**What is expected:** Return precisely the span of lines from the top of the material below to the line containing "from matplotlib import pyplot as plt", both included. Pictures are excluded.
*** Dataset section ***
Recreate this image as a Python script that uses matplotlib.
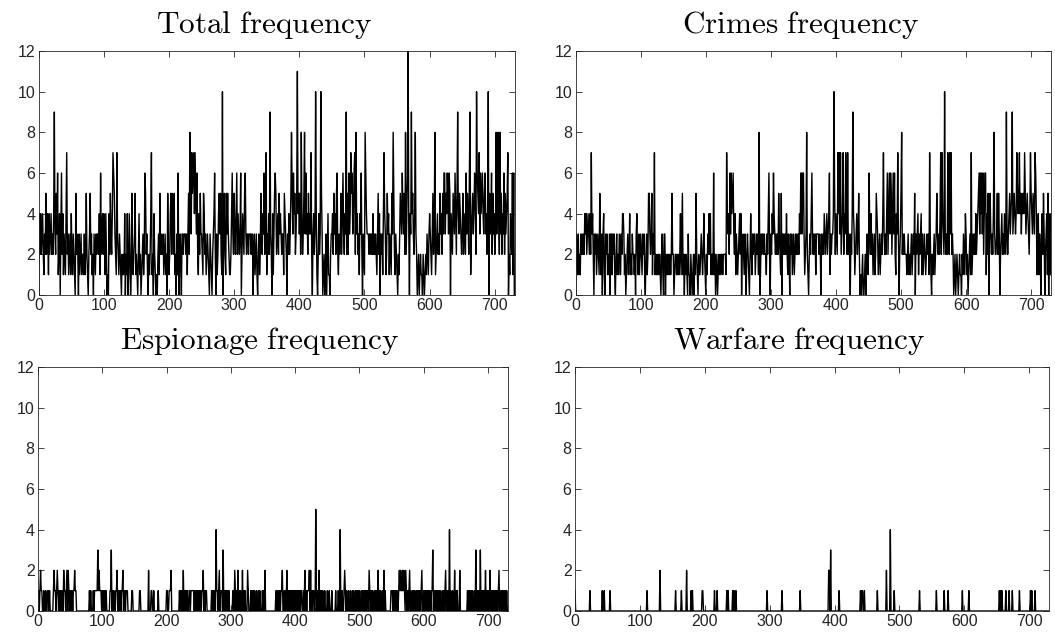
import numpy as np
import matplotlib
matplotlib.use("Agg")
from matplotlib import pyplot as plt

# daily counts, 731 days
total = [
    0,4,2,4,2,3,4,2,1,3, 2,5,2,4,3,1,4,2,3,4, 2,3,2,4,9,3,2,5,3,6,
    1,2,4,0,3,6,2,4,1,3, 2,1,4,7,2,3,1,2,3,1, 4,2,1,3,2,1,0,5,2,3,
    2,0,3,1,2,3,1,2,2,1, 3,1,2,5,2,1,0,2,3,5, 2,3,1,2,0,3,2,1,3,2,
    3,3,2,4,1,6,2,3,4,2, 4,3,1,4,2,0,1,0,4,2, 5,3,2,4,7,6,5,3,2,1,
    7,3,2,1,3,2,1,0,2,1, 2,1,4,0,2,1,4,0,1,4, 2,0,1,5,2,1,2,3,5,1,
    2,1,0,2,4,1,2,0,1,2, 3,1,2,6,5,2,3,1,0,2, 1,2,4,7,1,2,0,4,2,1,
    0,1,0,2,3,1,5,2,3,2, 2,3,1,2,3,1,2,0,5,2, 1,2,4,5,2,5,4,2,5,1,
    2,0,3,1,6,0,1,3,2,0, 3,3,2,3,3,3,2,3,1,3, 5,2,8,6,3,7,5,6,7,4,
    7,5,3,6,2,1,4,2,5,3, 3,2,1,5,4,2,3,1,2,3, 2,1,0,3,2,1,0,2,3,4,
    6,2,0,3,1,2,4,5,3,5, 2,1,10,0,3,5,2,1,5,3, 5,3,2,1,1,2,4,6,3,2,
    5,3,2,4,6,2,4,3,2,3, 6,0,2,4,3,2,5,6,3,2, 3,3,2,3,3,3,2,3,3,0,
    2,3,1,2,3,1,0,2,3,1, 2,5,3,2,4,3,6,2,5,7, 1,3,2,4,2,9,3,2,0,4,
    1,3,5,6,5,2,3,4,2,5, 3,4,3,2,3,3,1,5,4,3, 2,0,3,2,4,2,3,5,8,5,
    3,6,4,5,2,3,5,11,4,5, 3,5,2,8,4,2,3,5,8,3, 6,3,4,2,5,3,4,3,7,2,
    0,3,4,2,3,10,4,1,0,2, 4,2,3,10,5,3,0,1,2,0, 1,3,0,2,4,1,1,0,2,3,
    3,4,2,5,3,4,2,5,6,2, 1,3,2,3,5,2,4,6,3,2, 4,3,9,2,5,2,6,3,4,7,
    5,6,3,4,6,7,2,8,3,4, 2,3,1,4,3,6,2,0,3,2, 1,8,6,4,3,3,3,2,3,3,
    2,3,2,4,2,3,2,3,2,1, 3,5,2,4,0,3,2,3,1,4, 7,4,3,1,2,5,3,4,1,3,
    2,1,5,3,8,5,2,1,3,2, 1,0,2,1,3,5,4,3,6,4, 3,5,2,8,2,4,6,12,3,0,
    4,3,9,4,5,3,2,4,8,3, 2,0,1,2,0,1,2,1,1,0, 2,1,0,1,2,1,3,2,1,3,
    4,3,2,1,3,5,2,3,8,1, 2,3,4,2,3,2,5,3,4,2, 5,3,6,6,3,5,4,6,5,3,
    6,5,0,4,3,2,5,4,3,6, 4,2,5,9,4,3,5,4,3,2, 3,5,2,4,3,2,6,3,5,4,
    2,6,9,1,3,4,5,3,4,6, 5,2,10,6,5,4,7,3,6,4, 5,6,4,3,5,6,3,4,2,5,
    10,0,5,3,4,6,2,5,3,4, 2,3,8,3,5,8,4,2,8,3, 5,2,4,3,6,2,5,3,4,5,
    7,0,2,1,4,3,2,6,1,6,0,
]

crimes = [
    0,3,2,1,3,1,2,1,3,2, 3,2,3,2,4,3,4,2,3,4, 3,2,4,2,7,3,4,2,0,3,
    2,3,1,2,3,2,1,5,2,1, 3,0,3,4,1,0,3,2,3,1, 2,1,3,0,3,3,1,3,2,3,
    1,0,2,3,1,2,1,3,2,1, 3,2,4,4,3,1,2,0,1,2, 3,1,2,4,1,2,1,3,2,2,
    1,2,0,3,4,2,1,3,1,2, 3,2,1,3,2,3,1,0,2,3, 1,2,5,5,3,2,3,5,1,3,
    2,7,1,2,1,2,1,2,1,2, 1,0,2,3,1,0,3,3,0,2, 1,2,1,2,1,2,1,2,5,2,
    2,0,1,2,2,1,2,1,2,1, 2,4,1,3,5,1,2,0,2,1, 2,1,0,3,1,1,0,2,1,0,
    1,2,0,2,1,5,2,1,0,2, 1,1,2,3,2,1,2,4,2,1, 0,2,1,3,2,4,2,4,1,2,
    2,1,6,1,2,0,1,2,0,1, 2,1,2,1,2,2,1,2,2,2, 2,1,7,4,3,4,2,6,3,6,
    4,5,6,3,2,4,1,3,2,1, 2,3,4,2,4,0,2,3,2,1, 3,2,0,2,3,2,1,0,2,4,
    2,1,3,2,3,3,1,2,3,2, 3,1,8,0,1,3,2,3,3,2, 3,2,2,1,3,2,4,6,2,0,
    3,2,4,3,6,4,3,2,3,2, 3,2,5,3,2,1,5,0,3,2, 3,2,3,2,4,2,1,3,2,0,
    3,2,3,1,2,3,1,2,3,2, 3,2,3,2,4,3,6,6,3,6, 6,3,1,2,3,8,2,1,0,2,
    3,2,4,6,3,2,3,2,3,1, 3,3,3,3,2,3,2,0,3,2, 3,2,4,3,2,3,4,2,3,4,
    6,1,3,2,3,3,4,10,5,2, 4,3,2,7,4,7,3,7,2,3, 4,7,2,4,3,7,4,2,7,2,
    3,2,0,3,2,4,9,4,3,1, 2,3,4,2,3,5,2,0,1,0, 1,2,0,0,1,2,0,2,3,1,
    2,6,3,2,4,2,3,1,2,3, 1,2,5,4,3,1,2,3,1,2, 3,2,4,7,3,2,3,2,4,6,
    2,4,6,3,6,5,2,4,6,3, 6,2,1,4,3,7,3,0,2,3, 5,8,2,3,2,3,2,2,2,1,
    2,3,1,2,1,2,3,1,2,3, 2,5,0,3,2,3,4,1,3,2, 3,4,1,3,1,2,3,2,1,2,
    3,2,3,1,7,3,1,0,2,1, 2,3,1,2,3,5,3,2,3,2, 4,7,2,7,4,3,2,10,3,2,
    3,2,7,4,2,7,3,7,2,3, 2,0,1,2,0,1,2,1,0,1, 2,1,1,0,2,1,3,2,1,4,
    3,1,2,0,1,2,3,1,7,1, 2,3,2,3,2,4,2,3,4,5, 6,3,6,4,6,3,6,2,4,6,
    6,1,4,2,5,0,3,5,3,2, 3,2,4,8,3,2,2,3,5,2, 5,3,0,2,3,4,2,3,2,4,
    3,2,9,3,2,3,4,5,3,4, 5,9,3,4,5,4,3,4,7,5, 4,5,7,4,5,3,5,4,5,4,
    7,5,3,4,5,4,3,2,4,7, 5,4,3,5,4,3,7,6,4,1, 3,4,1,3,2,0,3,4,2,5,
    3,0,2,3,4,1,5,0,3,4,1,
]

# espionage: days with one event, then days with more
esp_one_days = [
    0,1,3,5,6,9,12,15,16,18, 24,26,27,29,31,33,35,36,38,41,42,44,48,50,52,53,55,56,58,59,
    80,82,86,88,89,90,91,92,94,96,97,98,100,101,103,105,106,
    112,113,116,118,121,122,125,127,128,130,131,134,135,137,138,139,
    146,147,158,159,176,177,180,187,200,201,204,205,206,
    220,222,224,228,230,232,235,236,238,239,240,241,242,244,245,247,248,250,252,253,255,256,259,261,262,
    270,272,274,278,279,281,284,285,286,290,292,293,295,297,
    303,304,307,309,313,315,320,322,327,331,333,335,337,340,343,345,349,351,
    370,371,373,374,376,378,379,383,385,389,391,393,394,396,398,399,401,403,405,407,409,410,413,417,
    419,420,421,426,428,429,433,435,439,441,443,446,450,453,457,
    463,467,473,476,478,480,483,486,489,491,494,496,498,500,503,505,506,508,510,512,513,516,518,520,
    523,525,527,531,533,536,540,
    549,550,551,553,555,556,558,559,561,563,565,566,568,570,573,575,577,580,583,585,588,590,592,594,596,
    600,602,604,606,608,610,612,613,616,618,620,622,624,626,629,631,633,636,638,
    642,645,650,652,668,670,672,674,676,679,684,686,690,692,694,698,
    700,701,705,707,709,710,712,714,716,719,721,723,725,727,729,
]
esp_peak_days = [4,25,30,40,45,47,57,93,95,114,123,132,172,207,226,257,277,282,288,306,311,318,326,
                 353,380,387,415,422,424,432,437,470,477,515,529,538,562,564,567,569,572,578,597,614,
                 634,640,648,656,681,688,696,703,717]
esp_peak_vals = [2,2,2,2,2,2,2,3,2,3,2,2,2,2,2,2,4,2,3,2,2,2,2,
                 2,2,2,2,2,2,5,2,4,2,2,2,2,2,2,2,2,2,2,2,3,
                 2,4,2,2,3,3,2,2,2]

war_days = [0,23,42,45,54,111,131,155,164,172,179,181,196,197,215,219,234,236,243,245,248,296,319,347,
            391,392,394,407,440,442,443,446,466,480,486,492,531,557,569,575,597,607,654,656,658,664,
            669,674,685,702,704,709]
war_vals = [1,1,1,1,1,1,2,1,1,2,1,1,1,1,1,1,1,1,1,1,1,1,1,1,
            2,2,3,1,1,1,1,1,1,2,4,1,1,1,1,1,1,1,1,1,1,1,
            1,1,1,1,1,1]

n_days = len(total)
espionage = np.zeros(n_days)
espionage[esp_one_days] = 1
espionage[esp_peak_days] = esp_peak_vals
warfare = np.zeros(n_days)
warfare[war_days] = war_vals

plt.rcParams['mathtext.fontset'] = 'cm'
plt.rcParams['font.family'] = ['Liberation Sans', 'DejaVu Sans']

fig = plt.figure(figsize=(10.55, 6.33), dpi=100)
W, H = 1055, 633
# axes boxes in pixels: left, top, right, bottom
boxes = [(38.7, 51, 515, 295), (575.7, 51, 1051.3, 295),
         (38, 367, 508, 611), (575, 367, 1049.3, 611)]
series = [total, crimes, espionage, warfare]
titles = ['Total', 'Crimes', 'Espionage', 'Warfare']

ink = '#262626'
for (l, t, r, b), y, name in zip(boxes, series, titles):
    ax = fig.add_axes([l / W, (H - b) / H, (r - l) / W, (b - t) / H])
    ax.plot(np.arange(len(y)), y, color='black', lw=1.0)
    ax.set_xlim(0, 731)
    ax.set_ylim(0, 12)
    ax.set_xticks(range(0, 701, 100))
    ax.set_yticks(range(0, 13, 2))
    ax.tick_params(direction='in', length=4, width=0.6, top=True, right=True,
                   labelsize=11.5, colors=ink, pad=2.5)
    for s in ax.spines.values():
        s.set_color(ink)
        s.set_linewidth(0.6)
    ttl = ax.set_title(r'$\mathrm{%s\ frequency}$' % name, fontsize=22.5, pad=13, color='black')
    # titles sit a little left of the axes centre
    ttl.set_x(0.5 - 13 / (r - l))

fig.savefig('out.png', dpi=100)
***
**Solution to the exercise:**
Recreate this image as a Python script that uses matplotlib.
import numpy as np
import matplotlib
matplotlib.use("Agg")
from matplotlib import pyplot as plt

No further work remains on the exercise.